Information provided:

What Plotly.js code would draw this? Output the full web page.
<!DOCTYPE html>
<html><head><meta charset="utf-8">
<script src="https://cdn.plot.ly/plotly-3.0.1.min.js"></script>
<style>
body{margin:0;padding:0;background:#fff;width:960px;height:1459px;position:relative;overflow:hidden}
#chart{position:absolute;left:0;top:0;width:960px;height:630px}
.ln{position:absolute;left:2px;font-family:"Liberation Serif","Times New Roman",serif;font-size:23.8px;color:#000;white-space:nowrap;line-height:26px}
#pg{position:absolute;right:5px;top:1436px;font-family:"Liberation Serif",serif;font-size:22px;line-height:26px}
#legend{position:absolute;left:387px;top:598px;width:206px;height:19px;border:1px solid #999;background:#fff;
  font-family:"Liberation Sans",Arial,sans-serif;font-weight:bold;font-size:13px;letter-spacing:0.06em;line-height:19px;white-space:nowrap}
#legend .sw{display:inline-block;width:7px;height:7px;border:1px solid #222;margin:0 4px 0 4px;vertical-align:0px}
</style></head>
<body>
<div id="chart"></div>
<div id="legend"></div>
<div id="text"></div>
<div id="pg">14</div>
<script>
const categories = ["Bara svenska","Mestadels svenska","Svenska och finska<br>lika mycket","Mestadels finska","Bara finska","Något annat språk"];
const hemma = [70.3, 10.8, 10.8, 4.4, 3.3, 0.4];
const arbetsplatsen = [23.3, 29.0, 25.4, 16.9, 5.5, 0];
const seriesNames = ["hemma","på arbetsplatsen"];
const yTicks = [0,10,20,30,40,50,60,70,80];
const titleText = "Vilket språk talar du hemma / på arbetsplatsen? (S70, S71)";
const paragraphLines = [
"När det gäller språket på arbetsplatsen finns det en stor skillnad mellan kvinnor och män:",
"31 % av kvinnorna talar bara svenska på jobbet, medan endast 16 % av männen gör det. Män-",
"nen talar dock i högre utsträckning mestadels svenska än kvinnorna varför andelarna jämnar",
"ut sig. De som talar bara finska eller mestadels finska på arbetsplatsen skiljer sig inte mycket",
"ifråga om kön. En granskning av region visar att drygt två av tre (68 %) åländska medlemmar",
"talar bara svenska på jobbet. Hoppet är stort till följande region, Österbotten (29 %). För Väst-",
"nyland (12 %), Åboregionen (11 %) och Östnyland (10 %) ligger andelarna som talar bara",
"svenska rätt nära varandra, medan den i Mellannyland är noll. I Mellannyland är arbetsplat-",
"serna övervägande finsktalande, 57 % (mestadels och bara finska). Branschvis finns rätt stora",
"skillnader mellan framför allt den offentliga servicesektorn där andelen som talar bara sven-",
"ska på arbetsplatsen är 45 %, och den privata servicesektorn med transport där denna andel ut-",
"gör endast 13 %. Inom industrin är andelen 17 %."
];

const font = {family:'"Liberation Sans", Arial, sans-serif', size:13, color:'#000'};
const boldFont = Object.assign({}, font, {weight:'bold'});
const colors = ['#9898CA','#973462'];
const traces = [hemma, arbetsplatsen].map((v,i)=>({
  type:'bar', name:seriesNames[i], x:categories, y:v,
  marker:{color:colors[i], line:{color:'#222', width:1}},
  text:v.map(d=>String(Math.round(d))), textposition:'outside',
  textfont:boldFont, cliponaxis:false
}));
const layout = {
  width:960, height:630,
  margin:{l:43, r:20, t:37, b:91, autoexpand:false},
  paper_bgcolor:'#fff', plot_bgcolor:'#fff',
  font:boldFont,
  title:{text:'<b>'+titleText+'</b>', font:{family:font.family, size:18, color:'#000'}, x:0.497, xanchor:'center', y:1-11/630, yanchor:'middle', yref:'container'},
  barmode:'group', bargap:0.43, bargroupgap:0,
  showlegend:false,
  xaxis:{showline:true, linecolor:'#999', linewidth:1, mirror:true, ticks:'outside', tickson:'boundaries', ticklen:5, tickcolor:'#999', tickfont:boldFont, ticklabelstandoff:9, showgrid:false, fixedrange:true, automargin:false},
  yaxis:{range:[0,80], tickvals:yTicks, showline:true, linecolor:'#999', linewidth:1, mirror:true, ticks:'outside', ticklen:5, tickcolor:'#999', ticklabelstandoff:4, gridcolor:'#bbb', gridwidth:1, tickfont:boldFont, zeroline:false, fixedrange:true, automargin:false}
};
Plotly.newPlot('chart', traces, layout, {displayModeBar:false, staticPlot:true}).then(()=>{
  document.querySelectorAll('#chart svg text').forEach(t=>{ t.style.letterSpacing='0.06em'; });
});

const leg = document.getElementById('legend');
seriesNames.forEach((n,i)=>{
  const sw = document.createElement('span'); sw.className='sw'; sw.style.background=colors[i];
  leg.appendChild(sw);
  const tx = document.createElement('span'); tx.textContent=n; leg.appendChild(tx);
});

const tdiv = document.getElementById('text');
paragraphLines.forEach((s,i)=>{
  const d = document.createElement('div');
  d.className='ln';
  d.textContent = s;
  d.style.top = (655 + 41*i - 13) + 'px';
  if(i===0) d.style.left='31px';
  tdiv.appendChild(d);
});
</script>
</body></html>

Instructions to follow: Write out the full listing, keeping every line exactly as it is.

Solution to the exercise:
What Plotly.js code would draw this? Output the full web page.
<!DOCTYPE html>
<html><head><meta charset="utf-8">
<script src="https://cdn.plot.ly/plotly-3.0.1.min.js"></script>
<style>
body{margin:0;padding:0;background:#fff;width:960px;height:1459px;position:relative;overflow:hidden}
#chart{position:absolute;left:0;top:0;width:960px;height:630px}
.ln{position:absolute;left:2px;font-family:"Liberation Serif","Times New Roman",serif;font-size:23.8px;color:#000;white-space:nowrap;line-height:26px}
#pg{position:absolute;right:5px;top:1436px;font-family:"Liberation Serif",serif;font-size:22px;line-height:26px}
#legend{position:absolute;left:387px;top:598px;width:206px;height:19px;border:1px solid #999;background:#fff;
  font-family:"Liberation Sans",Arial,sans-serif;font-weight:bold;font-size:13px;letter-spacing:0.06em;line-height:19px;white-space:nowrap}
#legend .sw{display:inline-block;width:7px;height:7px;border:1px solid #222;margin:0 4px 0 4px;vertical-align:0px}
</style></head>
<body>
<div id="chart"></div>
<div id="legend"></div>
<div id="text"></div>
<div id="pg">14</div>
<script>
const categories = ["Bara svenska","Mestadels svenska","Svenska och finska<br>lika mycket","Mestadels finska","Bara finska","Något annat språk"];
const hemma = [70.3, 10.8, 10.8, 4.4, 3.3, 0.4];
const arbetsplatsen = [23.3, 29.0, 25.4, 16.9, 5.5, 0];
const seriesNames = ["hemma","på arbetsplatsen"];
const yTicks = [0,10,20,30,40,50,60,70,80];
const titleText = "Vilket språk talar du hemma / på arbetsplatsen? (S70, S71)";
const paragraphLines = [
"När det gäller språket på arbetsplatsen finns det en stor skillnad mellan kvinnor och män:",
"31 % av kvinnorna talar bara svenska på jobbet, medan endast 16 % av männen gör det. Män-",
"nen talar dock i högre utsträckning mestadels svenska än kvinnorna varför andelarna jämnar",
"ut sig. De som talar bara finska eller mestadels finska på arbetsplatsen skiljer sig inte mycket",
"ifråga om kön. En granskning av region visar att drygt två av tre (68 %) åländska medlemmar",
"talar bara svenska på jobbet. Hoppet är stort till följande region, Österbotten (29 %). För Väst-",
"nyland (12 %), Åboregionen (11 %) och Östnyland (10 %) ligger andelarna som talar bara",
"svenska rätt nära varandra, medan den i Mellannyland är noll. I Mellannyland är arbetsplat-",
"serna övervägande finsktalande, 57 % (mestadels och bara finska). Branschvis finns rätt stora",
"skillnader mellan framför allt den offentliga servicesektorn där andelen som talar bara sven-",
"ska på arbetsplatsen är 45 %, och den privata servicesektorn med transport där denna andel ut-",
"gör endast 13 %. Inom industrin är andelen 17 %."
];

const font = {family:'"Liberation Sans", Arial, sans-serif', size:13, color:'#000'};
const boldFont = Object.assign({}, font, {weight:'bold'});
const colors = ['#9898CA','#973462'];
const traces = [hemma, arbetsplatsen].map((v,i)=>({
  type:'bar', name:seriesNames[i], x:categories, y:v,
  marker:{color:colors[i], line:{color:'#222', width:1}},
  text:v.map(d=>String(Math.round(d))), textposition:'outside',
  textfont:boldFont, cliponaxis:false
}));
const layout = {
  width:960, height:630,
  margin:{l:43, r:20, t:37, b:91, autoexpand:false},
  paper_bgcolor:'#fff', plot_bgcolor:'#fff',
  font:boldFont,
  title:{text:'<b>'+titleText+'</b>', font:{family:font.family, size:18, color:'#000'}, x:0.497, xanchor:'center', y:1-11/630, yanchor:'middle', yref:'container'},
  barmode:'group', bargap:0.43, bargroupgap:0,
  showlegend:false,
  xaxis:{showline:true, linecolor:'#999', linewidth:1, mirror:true, ticks:'outside', tickson:'boundaries', ticklen:5, tickcolor:'#999', tickfont:boldFont, ticklabelstandoff:9, showgrid:false, fixedrange:true, automargin:false},
  yaxis:{range:[0,80], tickvals:yTicks, showline:true, linecolor:'#999', linewidth:1, mirror:true, ticks:'outside', ticklen:5, tickcolor:'#999', ticklabelstandoff:4, gridcolor:'#bbb', gridwidth:1, tickfont:boldFont, zeroline:false, fixedrange:true, automargin:false}
};
Plotly.newPlot('chart', traces, layout, {displayModeBar:false, staticPlot:true}).then(()=>{
  document.querySelectorAll('#chart svg text').forEach(t=>{ t.style.letterSpacing='0.06em'; });
});

const leg = document.getElementById('legend');
seriesNames.forEach((n,i)=>{
  const sw = document.createElement('span'); sw.className='sw'; sw.style.background=colors[i];
  leg.appendChild(sw);
  const tx = document.createElement('span'); tx.textContent=n; leg.appendChild(tx);
});

const tdiv = document.getElementById('text');
paragraphLines.forEach((s,i)=>{
  const d = document.createElement('div');
  d.className='ln';
  d.textContent = s;
  d.style.top = (655 + 41*i - 13) + 'px';
  if(i===0) d.style.left='31px';
  tdiv.appendChild(d);
});
</script>
</body></html>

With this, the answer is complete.